Expert Reviews

Test Ride: 2014 BMW R nineT

Photos by Jacob Black and Jonathan Yarkony

I had never ridden a bike with a horizontally opposed engine before. I’d heard that some bikes buck and kick when you start them, but my experience with vertical Vs and inline-fours hadn’t really prepared me for the violent thrust to the right when I thumbed the starter on BMW’s tough-as-guts R nineT.

As if to say, “Yeah alright, let’s get on with this,” the 1170 cc, air-cooled, twin-cylinder boxer fires into life, bucks to the right and just about picks the bike up off the kickstand – beast mode: Engaged.

BMW says this bike is about the soul of riding. That this is a purist’s bike built of classic styling and classic riding excitement. They’re right. The “nineT” references 90 years of BMW motorcycles, and this is a bike that will ignite nostalgic passions and performance-loving sport enthusiasts alike.

Its 110 hp and 88 lb-ft of torque stand ready to rip the driveway to shreds and launch the 222-kg R nineT out onto the road. The clutch bite point is a long way out from the bar, but is well-defined. As a sports bike, the BMW R nineT is no lightweight, but that engine configuration keeps everything down low. The seat height is nice and low too, and the upright riding position inspires maximum confidence.

The beefy upside-down forks up front give the appearance of a stable, solid and advanced front end – a promise that is backed up with performance. Turn the BMW R nineT in and the front end is like glue. This is the most unflappable bike I rode all summer, so unflappable that I was confident taking pillion passengers on off-ramp assault raids all week long. No matter the surface, no matter the nervous wiggles going on behind me, the R nineT adopted the trajectory I assigned it, and bloody well stayed there. Apart from start-up and take off there was no sign of the heavy shaft-drive nor the single-sided swing arm.

The wheelbase feels shorter than it is, with a quick turn-in, and a propensity to hike that front end like a drunk aunty’s skirt. With radial four-piston monoblock brake calipers, steel-braided brake lines and floating 320 mm brake discs. Under braking the R nineT is stable, but the ABS is a touch too intrusive on the back end – you can turn it off.

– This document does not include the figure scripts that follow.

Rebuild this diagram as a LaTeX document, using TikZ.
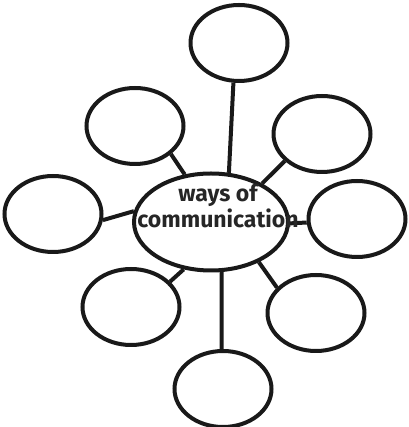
\documentclass[tikz,border=0pt]{standalone}
\usepackage{fontspec}
\setmainfont{Fira Sans}[Ligatures=NoCommon]
\usetikzlibrary{shapes.geometric}
\begin{document}
\begin{tikzpicture}[x=1pt,y=1pt,
  bubble/.style={ellipse,draw=black!90,line width=4pt,fill=white,inner sep=0pt,minimum width=97pt,minimum height=76pt},
  hub/.style={ellipse,draw=black!90,line width=4pt,fill=white,inner sep=0pt,minimum width=154pt,minimum height=97pt},
  link/.style={draw=black!90,line width=4pt},
  lbl/.style={inner sep=0pt,anchor=base,font=\bfseries\fontsize{23}{26}\selectfont,text=black!85}]
\useasboundingbox (0,0) rectangle (408,427);
\node[hub] (c) at (211,205) {};
\node[bubble] (t) at (239,384) {};
\node[bubble] (ul) at (135,301) {};
\node[bubble] (ur) at (322,293) {};
\node[bubble] (l) at (53,213) {};
\node[bubble] (r) at (357,208) {};
\node[bubble] (ll) at (131,120) {};
\node[bubble] (lr) at (316,114) {};
\node[bubble] (b) at (223,38) {};
\draw[link] (c.70) -- (t.262);
\draw[link] (c.119) -- (ul.322);
\draw[link] (c.37) -- (ur.216);
\draw[link] (c.172) -- (l.353);
\draw[link] (c.359) -- (r.184);
\draw[link] (c.240) -- (ll.33);
\draw[link] (c.282) -- (b.92);
\draw[link] (c.320) -- (lr.147);
\node[lbl] (w) at (218,225) {ways of};
\node[lbl] (cm) at (218,199) {communication};
\end{tikzpicture}
\end{document}
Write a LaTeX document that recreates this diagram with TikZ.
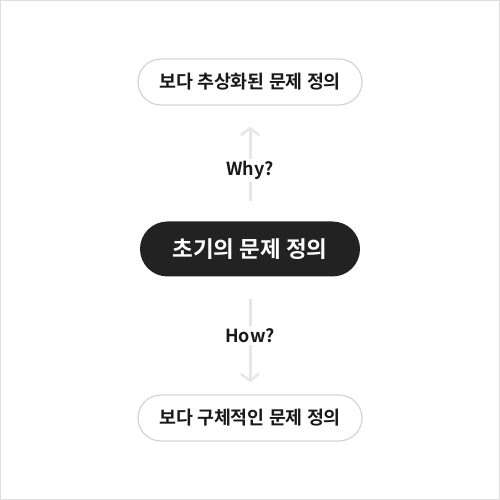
\documentclass[tikz,border=0pt]{standalone}
\usepackage{fontspec}
\setmainfont{Noto Sans CJK KR}[BoldFont={Noto Sans CJK KR Bold}]
\usetikzlibrary{positioning,arrows.meta}
\definecolor{pillgray}{HTML}{D4D4D4}
\definecolor{arrowgray}{HTML}{E6E6E6}
\definecolor{darkpill}{HTML}{222222}
\definecolor{framegray}{HTML}{DDDDDD}
\begin{document}
\begin{tikzpicture}[x=1pt,y=1pt,
	pill/.style={draw=pillgray,line width=1.2pt,fill=white,rounded corners=23pt,
		minimum width=224pt,minimum height=46pt,inner sep=0pt,
		font=\fontsize{18.4pt}{21pt}\selectfont\bfseries,text=black!90},
	mainpill/.style={fill=darkpill,rounded corners=27.5pt,
		minimum width=220pt,minimum height=55pt,inner sep=0pt,
		font=\fontsize{22.5pt}{26pt}\selectfont\bfseries,text=white},
	askarrow/.style={draw=arrowgray,line width=3pt,
		-{Straight Barb[length=7pt,width=18pt,line width=2.5pt]}},
	asklabel/.style={fill=white,inner sep=2pt,
		font=\fontsize{18pt}{21pt}\selectfont\bfseries,text=black!90}]
	\useasboundingbox (0,0) rectangle (500,500);
	\draw[framegray,line width=1pt] (0.5,0.5) rectangle (499.5,499.5);
	% main problem
	\node[mainpill] (init) at (250,251) {초기의 문제 정의};
	% more abstract / more concrete
	\node[pill] (abstract) at (250,418) {보다 추상화된 문제 정의};
	\node[pill] (concrete) at (250,82) {보다 구체적인 문제 정의};
	% why / how
	\draw[askarrow,shorten <=20pt,shorten >=21pt] (init) -- node[asklabel,pos=0.44] (why) {Why?} (abstract);
	\draw[askarrow,shorten <=22pt,shorten >=12pt] (init) -- node[asklabel,pos=0.5] (how) {How?} (concrete);
\end{tikzpicture}
\end{document}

At 5’6” I very rarely find a bike I can put both feet flat on the ground on so I was pleased to be able to do so on this R nineT. Truth be told there is no real reason to have both feet flat firmly on the ground except for burnouts, so I’m not entirely sure why that made me so happy.

Ergonomically this BMW is laid out spectacularly well, all the controls fall easily to hand and are sensibly placed. Both levers have four-stages of adjustment, I found my balance on two for the clutch and four for the front brake. Wind buffeting is as you’d expect – severe but not intolerable. The wind clearly bothers the bike though as I returned a pretty bad fuel average of 7.1 L/100 km for the week.

That’s all part of the charm of this bike though. It’s big and burly and unsophisticated. A large lump of an engine fits snugly into a gorgeous, old-school design that still has incredible sporting capability. It inspires bulk confidence at every turn.

Adding to the purist’s motif, BMW has designed the R nineT’s tubular steel spaceframe from the ground up to be customizable.  Everything rear of the seat can be removed altered or added to. Don’t like pillions? Remove the entire pillion frame and have yourself an ultra-stylish single seat café-racer. Like pillions, but not all the time? Whack the BMW chrome tail cover on for a speedy and sexy streamlined look.

The wire-spoked 17x5.5-inch rear wheel can be replaced by a 17x6-inch for more “brute”. Even the fuel tank and airbox covers have hand-brushed aluminum.

That’s a lot of attention to detail for a $16,200 bike – but this isn’t any old bike. This might be the most soulful, exciting and stylish bike on the market right now. There is an old-school sense of style and pride built into this rig that translates into the riding experience.

It’s obvious that this was a project that tugged at the heartstrings of BMW engineers. It tugs at mine too.